1. Une lettre qui est une réponse, dans laquelle Sénèque approuve Lucilius.

"
Ita fac": allusion à une lettre de Lucilius, perdue, comme toutes les autres, dans laquelle ce dernier affirme ses bonnes résolutions: il saura désormais "gérer" son temps, et Sénèque reprend sous une forme injonctive (par les impératifs "
vindica te tibi, collige et serva") la pensée de Lucilius, déjà "converti" sur ce point. Une prise de conscience a eu lieu, il faut la consolider.

Lucilius a franchi une étape décisive: "
adhuc" indique bien une orientation nouvelle de la vie.
2. L'allure d'un dialogue:

Vocatif: "
mi Lucili", affection et relation privilégiée avec le disciple ("
mi fili").

Impératifs.

Il s'agit d'un faux dialogue, où les invitations polies ("
si volueris attendere") ne sont destinées qu'à faire admettre avec élégance le cours magistral. Les questions ne sauraient être que des questions oratoires ("
Quem mihi dabis...?", "Peux-tu me donner le nom d'un homme...?" n'admet qu'une réponse négative.)

Réunion de deux traditions: Les dialogues platoniciens et les lettres de Cicéron
Ad familiares.
3. La 2e personne du singulier présente l'intérêt de s'adresser aussi au lecteur - quel qu'il soit.

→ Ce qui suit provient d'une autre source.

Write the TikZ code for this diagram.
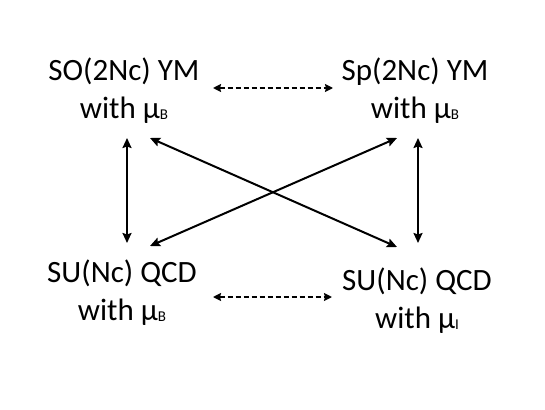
\documentclass[tikz,border=0pt]{standalone}
\usepackage{fontspec}
\setmainfont{Carlito}
\usetikzlibrary{arrows.meta}
\newcommand{\musub}[1]{μ\raisebox{-1.5pt}{\fontsize{15}{15}\selectfont #1}}
\tikzset{
  lbl/.style={anchor=base, align=center, inner sep=0pt,
    font=\fontsize{31}{38}\selectfont},
  arr/.style={line width=2pt, {Stealth[length=10pt,width=9pt,inset=1.5pt]}-{Stealth[length=10pt,width=9pt,inset=1.5pt]}},
  darr/.style={line width=2pt, dash pattern=on 5pt off 3pt,
    {Stealth[length=8pt,width=8pt,inset=1pt]}-{Stealth[length=8pt,width=8pt,inset=1pt]}}
}
\begin{document}
\begin{tikzpicture}[x=1pt,y=-1pt]
\useasboundingbox (0,0) rectangle (545,409);
% base anchor = baseline of the last line
\node[lbl] (tl) at (124,118) {SO(2Nc) YM\\with \musub{B}};
\node[lbl] (tr) at (415,118) {Sp(2Nc) YM\\with \musub{B}};
\node[lbl] (bl) at (122,320) {SU(Nc) QCD\\with \musub{B}};
\node[lbl] (br) at (417,328) {SU(Nc) QCD\\with \musub{I}};
% vertical
\draw[arr] ([shift={(3,20)}]tl.base) -- ([shift={(5,-77)}]bl.base);
\draw[arr] ([shift={(3,20)}]tr.base) -- ([shift={(1,-85)}]br.base);
% diagonals
\draw[arr] ([shift={(26,20)}]tl.base) -- ([shift={(-20,-81)}]br.base);
\draw[arr] ([shift={(28,-74)}]bl.base) -- ([shift={(-18,20)}]tr.base);
% dashed
\draw[darr] ([shift={(89,-30)}]tl.base) -- ([shift={(-82,-30)}]tr.base);
\draw[darr] ([shift={(91,-23)}]bl.base) -- ([shift={(-85,-31)}]br.base);
\end{tikzpicture}
\end{document}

Le texte parle en fait de la condition humaine...
II. Sous une forme élégante, un cours de philosophie:
1. La métaphore filée du temps vu comme un capital, une richesse matérielle:

"(
tempus quod) auferebatur aut subripiebatur aut excidebat collige et serva."

"
(quaedam tempora) eripiuntur... subducuntur ... effluunt."
Un parallélisme à commenter:
a) un conseil d'économie, d'épargne ("
collige et serva") - bien propre à éveiller un écho chez un Romain.
b) Les nuances des verbes sont soulignées par les synonymes, qui sont donnés dans l'ordre:
vol brutal -
vol insidieux -
fuite du temps, qui est dans sa nature, et que mesurent les clepsydres...
c) Opposition entre l'imparfait (Lucilius n'est plus concerné) et le présent de vérité générale (la loi commune des hommes).
2
. Un curieux dédoublement de la personnalité:

"
vindica te tibi": "Réclame... à toi-même le bien que tu t'es volé!"

Il existe en effet deux Lucilius, l'ancien et le nouveau, après sa "conversion". Mais comme cette dernière est toute récente, il faut encore surveiller de près le "vieil homme", qui pourrait renaître...
Portée philosophique: la "prise de conscience" stoïcienne délivre le disciple des erreurs communes, le fait accéder à la liberté. C'est la promesse de nombreux systèmes de pensée (se dégager des erreurs de l'opinion vulgaire, devenir un autre... de l'épicurisme au marxisme).
3. Nous sommes libres d'avoir du temps - si nous le voulons.

C'est
indispensable: Dans le voyage de la vie, nous voyons (nous: les hommes en général, mais aussi Sénèque et Lucilius, qui doivent se déprendre des erreurs communes) la mort devant nous ("
prospicimus"), alors que tout notre passé, qui représente un temps dans lequel on ne peut plus agir, penser, changer quelque chose - est déjà mort.

C'est
possible: Comme le passé ne nous appartient plus, que l'avenir n'appartient à personne (la mort peut survenir à tout moment), seul le présent peut nous appartenir, si nous le voulons: il faut donc s'en saisir, pour en faire une possession véritable ("
manum injicere" appartient au vocabulaire juridique.) Concrètement, il faut, par exemple, prendre le temps de lire les
Lettres de Sénèque!
Conclusion:

La page a une portée philosophique bien réelle, non seulement par son thème (l'homme et le temps, réponse au
carpe diem épicurien) mais encore par sa mise en garde devant l'attitude ordinaire des hommes, qui "perdent leur temps". La réflexion philosophique est avant tout une remise en cause.

Tout un arrière-plan stoïcien est perceptible: la nature ne doit pas être accusée de malignité, elle nous a bien donné le temps - à condition cependant que l'homme en ait conscience, et qu'il fasse un effort volontaire pour connaître cette richesse, et pour l'utiliser à bon escient. Dans notre société, où les sollicitations des loisirs sont nombreuses, ces réflexions sont actuelles; toutes les techniques qui nous entourent ont-elles réellement fait gagner du temps aux hommes? A quoi employons-nous le temps libéré grâce à la technique?